Love is selfish. We look for it so that we can survive, not so that the one we love can survive. We want the other because they make us happy, because they make us proud, they make us confident. Not because we want to make them happy, that is not the ultimate motivation. We only want to make them happy because satisfying them satisfies ourselves. Or else we wouldn’t do it. And sure, love is chemical and all that. But why would you begin to be attached to another person, biologically, chemically, if it weren’t for your own survival? Yes, love leads to heartbreak which essentially could kill, but that love was still for someone who you allowed to hold your happiness in their hands. And so with heartbreak your chance of happiness died.
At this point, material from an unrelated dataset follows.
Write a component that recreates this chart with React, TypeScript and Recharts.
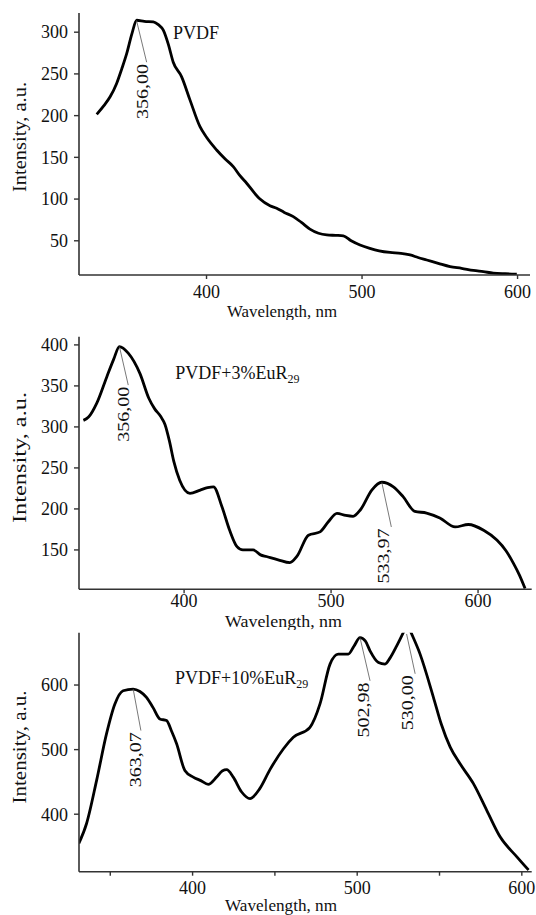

But isnt that a problem? That almost all of us can’t live without this other half, this key, which is meant to bring us happiness and give us the illusion of meaning in our lives? We essentially can’t survive without love. We need this companionship to have any strength at all. Sure, some are better on their own than others, but really every single one of us in this world is happier being in love with someone who is also in love with us.
For example. I can make myself coffee with my favorite flavored creamer in the morning. And drink it while scrolling my dash on tumblr. Sure, that moment in itself seems favorable, but there is no substance, no meaning in that, no promising happiness. Because then it’s off to the same busy day with the terrifying stream of conciousness inside your head finding all the negatives in your reality. But if you wake up next to someone you love, and you get up and make coffee for both of you, and talk about, let’s say, the kitchen cabinet that you need to fix, then all of a sudden you’re not just living for yourself. You’re giving yourself to this other person so that you can feel that there is meaning to your existence. The other person’s dependence on you gives your life importance, and making them happy makes you happy. So basically, having coffee with a loved one is happiness, and having coffee on your own is another morning of you waiting for love, waiting for happiness. There is a selfish preference for the former. You are selfish because you want this other ideal person to bring you happiness, and you keep waiting until you find it because it’s the only way you’ll survive. And really, isn’t that all we’re trying to do?